▸ **What needs to be done**:
Write out, word for word, every line from the first one through the line that holds "b_mk = ['o', 'o', 'o', '^', 'D', '^']", and nothing else; skip the pictures.

▸ **Recorded information**:

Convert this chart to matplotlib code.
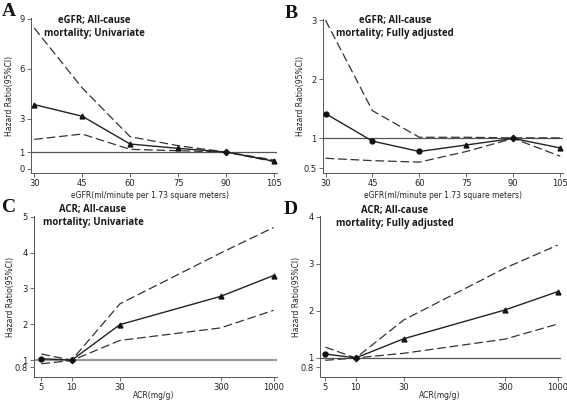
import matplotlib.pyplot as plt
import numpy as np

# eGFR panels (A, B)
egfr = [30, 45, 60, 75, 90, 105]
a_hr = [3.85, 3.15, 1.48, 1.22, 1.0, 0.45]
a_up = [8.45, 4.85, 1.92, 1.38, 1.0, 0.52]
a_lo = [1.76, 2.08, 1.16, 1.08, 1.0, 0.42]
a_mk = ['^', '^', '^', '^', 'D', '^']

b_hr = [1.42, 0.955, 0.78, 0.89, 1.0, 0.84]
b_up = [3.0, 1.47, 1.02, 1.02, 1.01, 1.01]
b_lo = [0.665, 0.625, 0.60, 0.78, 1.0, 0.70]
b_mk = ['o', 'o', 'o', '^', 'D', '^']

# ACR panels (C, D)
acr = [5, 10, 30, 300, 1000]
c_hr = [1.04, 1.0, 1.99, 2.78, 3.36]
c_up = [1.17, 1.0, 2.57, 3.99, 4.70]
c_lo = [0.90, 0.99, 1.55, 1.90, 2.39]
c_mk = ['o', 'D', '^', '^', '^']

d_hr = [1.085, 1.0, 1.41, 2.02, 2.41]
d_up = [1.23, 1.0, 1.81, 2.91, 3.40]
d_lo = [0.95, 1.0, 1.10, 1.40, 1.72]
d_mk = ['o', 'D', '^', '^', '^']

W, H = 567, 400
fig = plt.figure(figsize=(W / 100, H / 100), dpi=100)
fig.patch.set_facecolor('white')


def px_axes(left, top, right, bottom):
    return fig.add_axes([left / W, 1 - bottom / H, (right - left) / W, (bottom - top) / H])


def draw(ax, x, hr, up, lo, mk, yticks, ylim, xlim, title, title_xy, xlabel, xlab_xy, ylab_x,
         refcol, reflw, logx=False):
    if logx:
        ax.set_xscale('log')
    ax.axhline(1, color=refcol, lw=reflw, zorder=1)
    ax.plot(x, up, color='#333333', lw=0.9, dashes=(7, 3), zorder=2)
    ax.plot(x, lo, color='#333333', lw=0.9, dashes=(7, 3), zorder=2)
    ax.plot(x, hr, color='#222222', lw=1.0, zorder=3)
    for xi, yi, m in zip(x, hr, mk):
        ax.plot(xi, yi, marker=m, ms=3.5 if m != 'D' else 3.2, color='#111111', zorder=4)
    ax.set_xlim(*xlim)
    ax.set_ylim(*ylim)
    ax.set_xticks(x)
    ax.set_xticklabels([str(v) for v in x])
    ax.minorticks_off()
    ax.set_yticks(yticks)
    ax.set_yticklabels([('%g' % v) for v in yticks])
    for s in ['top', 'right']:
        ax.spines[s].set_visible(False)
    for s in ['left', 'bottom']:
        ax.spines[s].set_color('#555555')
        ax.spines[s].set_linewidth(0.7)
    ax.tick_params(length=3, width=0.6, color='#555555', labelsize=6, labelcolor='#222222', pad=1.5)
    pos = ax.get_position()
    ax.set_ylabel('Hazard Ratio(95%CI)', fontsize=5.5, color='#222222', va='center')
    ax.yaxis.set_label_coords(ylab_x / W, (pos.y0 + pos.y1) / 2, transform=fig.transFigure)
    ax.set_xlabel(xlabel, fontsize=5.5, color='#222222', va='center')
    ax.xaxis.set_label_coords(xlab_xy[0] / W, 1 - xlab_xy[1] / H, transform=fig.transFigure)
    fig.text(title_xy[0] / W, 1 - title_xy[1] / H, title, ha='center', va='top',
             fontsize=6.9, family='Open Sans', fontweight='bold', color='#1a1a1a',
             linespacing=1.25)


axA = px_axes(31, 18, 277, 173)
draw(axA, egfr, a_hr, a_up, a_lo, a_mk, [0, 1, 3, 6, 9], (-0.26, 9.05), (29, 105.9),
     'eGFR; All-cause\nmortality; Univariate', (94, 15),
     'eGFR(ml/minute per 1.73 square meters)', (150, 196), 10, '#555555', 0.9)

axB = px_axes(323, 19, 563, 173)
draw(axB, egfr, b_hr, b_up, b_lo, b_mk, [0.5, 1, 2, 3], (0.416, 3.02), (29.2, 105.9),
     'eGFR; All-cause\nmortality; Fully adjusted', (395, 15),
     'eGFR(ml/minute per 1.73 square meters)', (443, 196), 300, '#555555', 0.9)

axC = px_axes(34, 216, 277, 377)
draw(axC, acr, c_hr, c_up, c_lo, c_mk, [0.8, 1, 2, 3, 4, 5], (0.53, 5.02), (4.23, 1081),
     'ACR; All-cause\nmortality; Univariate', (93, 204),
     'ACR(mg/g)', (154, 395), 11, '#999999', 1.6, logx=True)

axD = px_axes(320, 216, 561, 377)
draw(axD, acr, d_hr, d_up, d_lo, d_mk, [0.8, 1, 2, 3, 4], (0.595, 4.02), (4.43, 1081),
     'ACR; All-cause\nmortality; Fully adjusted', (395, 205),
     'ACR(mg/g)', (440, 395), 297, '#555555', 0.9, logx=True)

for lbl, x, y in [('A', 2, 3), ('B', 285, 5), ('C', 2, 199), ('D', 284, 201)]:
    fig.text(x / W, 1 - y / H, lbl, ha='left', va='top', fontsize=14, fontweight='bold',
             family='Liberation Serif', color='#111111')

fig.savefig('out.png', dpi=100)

▸ **Final answer**:
Convert this chart to matplotlib code.
import matplotlib.pyplot as plt
import numpy as np

# eGFR panels (A, B)
egfr = [30, 45, 60, 75, 90, 105]
a_hr = [3.85, 3.15, 1.48, 1.22, 1.0, 0.45]
a_up = [8.45, 4.85, 1.92, 1.38, 1.0, 0.52]
a_lo = [1.76, 2.08, 1.16, 1.08, 1.0, 0.42]
a_mk = ['^', '^', '^', '^', 'D', '^']

b_hr = [1.42, 0.955, 0.78, 0.89, 1.0, 0.84]
b_up = [3.0, 1.47, 1.02, 1.02, 1.01, 1.01]
b_lo = [0.665, 0.625, 0.60, 0.78, 1.0, 0.70]
b_mk = ['o', 'o', 'o', '^', 'D', '^']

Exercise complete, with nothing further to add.